Walker Publishing Company

US Hardcover First

ISBN: 0-8027-3381-6

213 Pages; $24.00

Publication Date: July, 2004

Date Reviewed: October 8, 2004

Reviewed by: Terry D'Auray © 2004

REFERENCES

COLUMNS

Mystery, General Fiction

08-09-04

Bill Pronzini, author of the admired and long-running "Nameless" detective series, not only shifts gears for this stand-alone mystery, but also shifts genders, writing a psychological suspense novel from the point of view of three female protagonists each done wrong by the same duplicitous con-man.

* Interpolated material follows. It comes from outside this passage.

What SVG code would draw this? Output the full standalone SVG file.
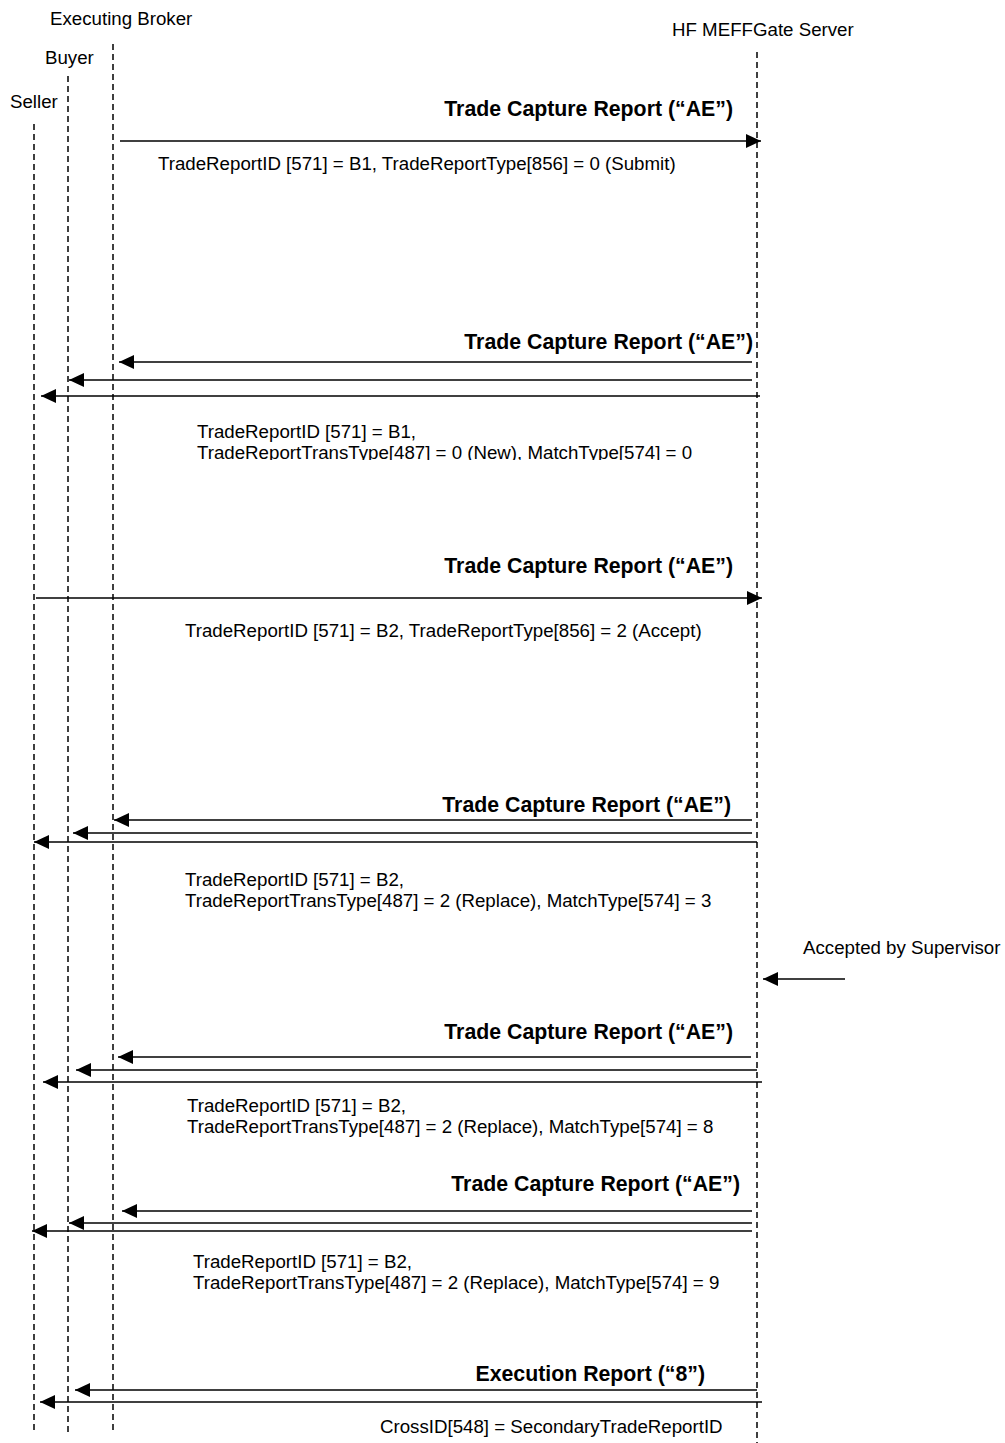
<svg xmlns="http://www.w3.org/2000/svg" width="1005" height="1443" viewBox="0 0 1005 1443">
<style>
text{font-family:"Liberation Sans",Arial,sans-serif;fill:#000}
.t{font-size:18.7px}
.b{font-size:21.3px;font-weight:bold;text-anchor:end}
.life{stroke:#000;stroke-width:1.5;stroke-dasharray:6,4;fill:none}
.msg{stroke:#000;stroke-width:1.6;fill:none;marker-end:url(#ah)}
</style>
<defs>
<marker id="ah" markerUnits="userSpaceOnUse" markerWidth="16" markerHeight="14" refX="15" refY="7" orient="auto">
<path d="M0,0 L15,7 L0,14 z" fill="#000"/>
</marker>
<clipPath id="cl"><rect x="0" y="0" width="1005" height="460"/></clipPath>
</defs>
<g id="seller"><text class="t" x="10" y="108">Seller</text><line class="life" x1="34" y1="124" x2="34" y2="1432"/></g>
<g id="buyer"><text class="t" x="45" y="64">Buyer</text><line class="life" x1="68" y1="76" x2="68" y2="1432"/></g>
<g id="broker"><text class="t" x="50" y="25">Executing Broker</text><line class="life" x1="113" y1="44" x2="113" y2="1432"/></g>
<g id="server"><text class="t" x="672" y="36">HF MEFFGate Server</text><line class="life" x1="757" y1="52" x2="757" y2="1443"/></g>
<g id="connectors">
<line class="msg" x1="120" y1="141" x2="761" y2="141"/>
<text class="b" x="733" y="116">Trade Capture Report (“AE”)</text>
<text class="t" x="158" y="170">TradeReportID [571] = B1, TradeReportType[856] = 0 (Submit)</text>

<line class="msg" x1="752" y1="362" x2="119" y2="362"/>
<line class="msg" x1="752" y1="380" x2="69" y2="380"/>
<line class="msg" x1="760" y1="396" x2="41" y2="396"/>
<text class="b" x="753" y="349">Trade Capture Report (“AE”)</text>
<text class="t" x="197" y="438">TradeReportID [571] = B1,</text>
<text class="t" x="197" y="459" clip-path="url(#cl)">TradeReportTransType[487] = 0 (New), MatchType[574] = 0</text>

<line class="msg" x1="36" y1="598" x2="762" y2="598"/>
<text class="b" x="733" y="573">Trade Capture Report (“AE”)</text>
<text class="t" x="185" y="637">TradeReportID [571] = B2, TradeReportType[856] = 2 (Accept)</text>

<line class="msg" x1="752" y1="820" x2="114" y2="820"/>
<line class="msg" x1="752" y1="833" x2="73" y2="833"/>
<line class="msg" x1="757" y1="842" x2="34" y2="842"/>
<text class="b" x="731" y="812">Trade Capture Report (“AE”)</text>
<text class="t" x="185" y="886">TradeReportID [571] = B2,</text>
<text class="t" x="185" y="907">TradeReportTransType[487] = 2 (Replace), MatchType[574] = 3</text>

<text class="t" x="803" y="954">Accepted by Supervisor</text>
<line class="msg" x1="845" y1="979" x2="763" y2="979"/>

<line class="msg" x1="751" y1="1057" x2="118" y2="1057"/>
<line class="msg" x1="757" y1="1070" x2="76" y2="1070"/>
<line class="msg" x1="762" y1="1082" x2="43" y2="1082"/>
<text class="b" x="733" y="1039">Trade Capture Report (“AE”)</text>
<text class="t" x="187" y="1112">TradeReportID [571] = B2,</text>
<text class="t" x="187" y="1133">TradeReportTransType[487] = 2 (Replace), MatchType[574] = 8</text>

<line class="msg" x1="752" y1="1211" x2="122" y2="1211"/>
<line class="msg" x1="752" y1="1223" x2="69" y2="1223"/>
<line class="msg" x1="752" y1="1231" x2="32" y2="1231"/>
<text class="b" x="740" y="1191">Trade Capture Report (“AE”)</text>
<text class="t" x="193" y="1268">TradeReportID [571] = B2,</text>
<text class="t" x="193" y="1289">TradeReportTransType[487] = 2 (Replace), MatchType[574] = 9</text>

<line class="msg" x1="757" y1="1390" x2="75" y2="1390"/>
<line class="msg" x1="762" y1="1402" x2="40" y2="1402"/>
<text class="b" x="705" y="1381">Execution Report (“8”)</text>
<text class="t" x="380" y="1433">CrossID[548] = SecondaryTradeReportID</text>
</g>
</svg>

Jessie, a Pennsylvania antique dealer, is vacationing in Santa Fe where she meets a charming and thoroughly appealing guy who delivers just the right romantic whirlwind and presses her to marry him. Then he disappears. Sarah, owner of a failing bookstore in Vancouver, continues to mourn the accidental death of her husband several years previously. Despite attentions from a wealthy and amorous local attorney, Sarah clings to memories from the past until she discovers that her husband may not, in fact, be dead. Morgan, a school teacher in a small northern California town, is currently married, but increasingly fearful that her marriage is unraveling. Her concern acquires a whole new dimension when she discovers fake passports and photos of her husband with other women. All three women slowly learn they've been not only duped but bilked; they eventually discover their fellow victims, and together, set out to put things right.

Pronzini does an excellent job of developing and differentiating his three female players, filling in the details of their lives, both physical and psychological, to build realistic characters with distinctly believable, if muted, emotions. The narrative is at its strongest as it watches each woman uncover the rogue's duplicitous behavior. Each must resift and resort her past life in light of the shocking discovery. Equally strong is the interaction of the three women with each other and the wary yet strong alliance they form to hunt down and thwart the conniving rat they've now dubbed "Alias Man". Each woman handles the discovery of betrayal a little differently, but each also behaves intelligently and sanely. These are contemporary women who confront betrayal with determination, without "poor, poor me", without hand wringing or hysterics, but also without any fiery, well-deserved anger. They band together to seek justice, but not revenge, and the emotional intensity of their quest is oddly muted.

Unfortunately, while the women's psychological stories are interesting, the novel never achieves a compelling level of suspense or tension. The plot veers unexpectedly from "scheming rat bilking unsuspecting women" into a tale of mega-dollar art forgery. And while the ins-and-outs of forging art are interesting, they don't deliver the suspenseful wallop promised by the "women done wrong" set-up. The villain, viewed primarily through the eyes of the three women, is shadowy, simply not sufficiently fleshed out to be sinister. He makes but one on-page appearance near the close of the novel to expose his evil fangs, but he does it ever so briefly and with little substantive menace. Pronzini attempts to expose the women to the threat of physical danger, but that too, registers but lightly on the suspense scale. A death in the novel turns out to be an accident, almost unheard of in a mystery tale.

In 'The Alias Man', the character-driven psychological segments of the story stand strong, but the suspense falters, taking the substance of the story along with it. As always, Pronzini's prose is direct, clean and vivid. His primary characters are well-drawn and authentic, but the story-line zags where it should zig, leaving us with a novel that's diverting but only mildly interesting. Cool cover though!